**Supplied records**
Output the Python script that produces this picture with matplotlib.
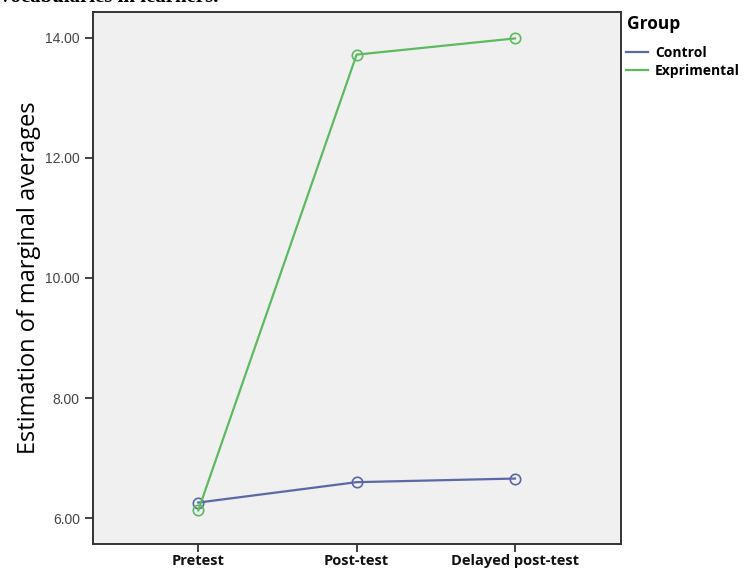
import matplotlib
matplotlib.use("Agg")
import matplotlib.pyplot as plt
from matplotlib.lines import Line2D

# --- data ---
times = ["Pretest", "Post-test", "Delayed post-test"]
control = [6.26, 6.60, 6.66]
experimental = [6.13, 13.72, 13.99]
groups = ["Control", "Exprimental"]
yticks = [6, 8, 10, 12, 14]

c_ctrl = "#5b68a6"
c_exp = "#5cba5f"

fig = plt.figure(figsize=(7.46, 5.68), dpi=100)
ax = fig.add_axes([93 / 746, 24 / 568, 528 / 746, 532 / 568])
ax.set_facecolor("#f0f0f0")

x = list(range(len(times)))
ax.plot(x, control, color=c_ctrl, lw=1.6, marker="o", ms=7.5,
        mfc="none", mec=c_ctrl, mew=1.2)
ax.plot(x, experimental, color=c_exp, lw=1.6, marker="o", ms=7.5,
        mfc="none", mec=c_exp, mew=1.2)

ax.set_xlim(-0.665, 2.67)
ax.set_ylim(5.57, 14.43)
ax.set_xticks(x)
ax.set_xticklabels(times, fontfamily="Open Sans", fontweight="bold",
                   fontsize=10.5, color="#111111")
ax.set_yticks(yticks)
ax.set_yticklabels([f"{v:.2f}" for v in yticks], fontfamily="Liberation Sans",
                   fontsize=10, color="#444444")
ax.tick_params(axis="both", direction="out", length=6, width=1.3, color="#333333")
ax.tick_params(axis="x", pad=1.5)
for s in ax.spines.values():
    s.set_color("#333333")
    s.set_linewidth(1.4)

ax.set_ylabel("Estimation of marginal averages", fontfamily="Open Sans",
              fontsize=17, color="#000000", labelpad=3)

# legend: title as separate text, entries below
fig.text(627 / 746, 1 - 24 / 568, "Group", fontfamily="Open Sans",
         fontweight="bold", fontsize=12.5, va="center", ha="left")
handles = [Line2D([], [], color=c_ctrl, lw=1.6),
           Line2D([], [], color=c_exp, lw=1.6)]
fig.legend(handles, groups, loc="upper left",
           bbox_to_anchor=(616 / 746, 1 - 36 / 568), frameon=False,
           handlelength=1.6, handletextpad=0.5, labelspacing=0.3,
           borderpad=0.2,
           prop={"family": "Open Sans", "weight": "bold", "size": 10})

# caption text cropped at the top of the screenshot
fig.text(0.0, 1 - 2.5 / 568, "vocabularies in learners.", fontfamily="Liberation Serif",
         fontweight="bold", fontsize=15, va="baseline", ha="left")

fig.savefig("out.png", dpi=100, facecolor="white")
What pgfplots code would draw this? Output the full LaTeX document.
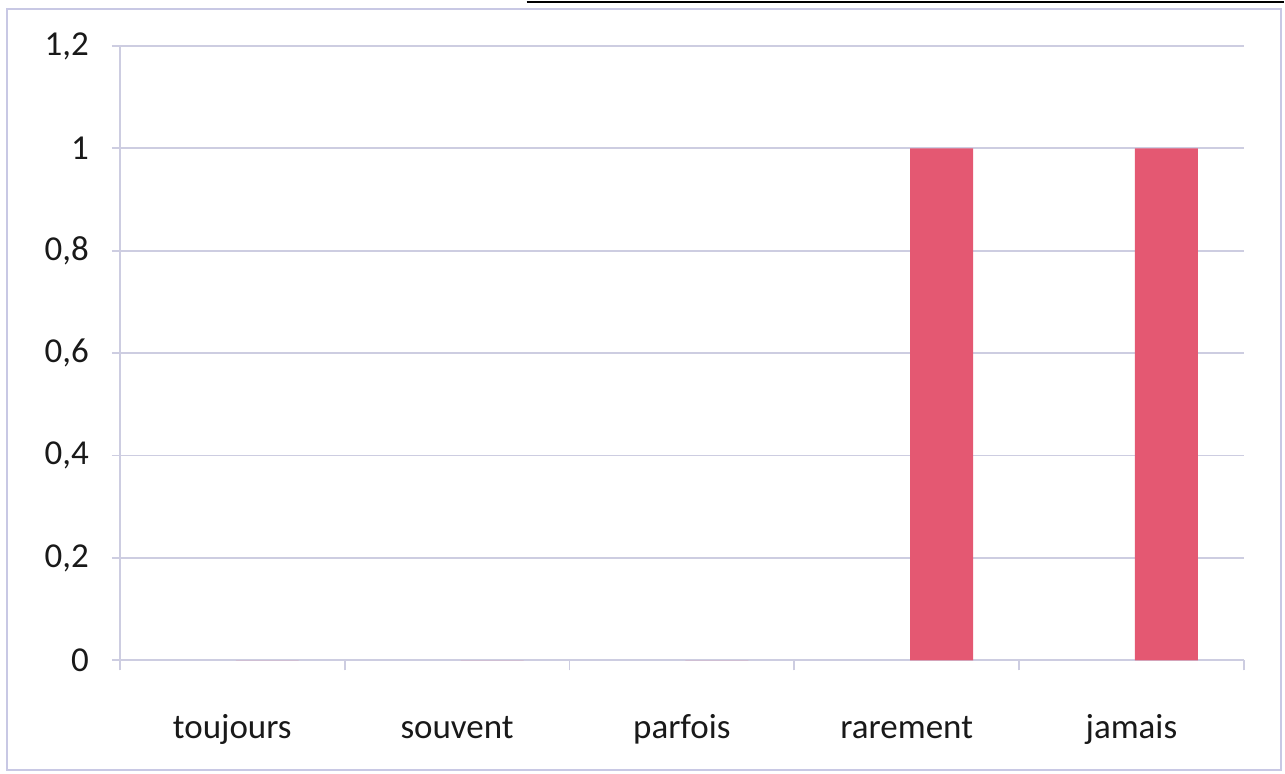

**Problem details**
Nothing but the lines from the start of the records above through the line with "from matplotlib.lines import Line2D" should be retyped, each exactly as written; leave out all pictures.

**Completed exercise**
Output the Python script that produces this picture with matplotlib.
import matplotlib
matplotlib.use("Agg")
import matplotlib.pyplot as plt
from matplotlib.lines import Line2D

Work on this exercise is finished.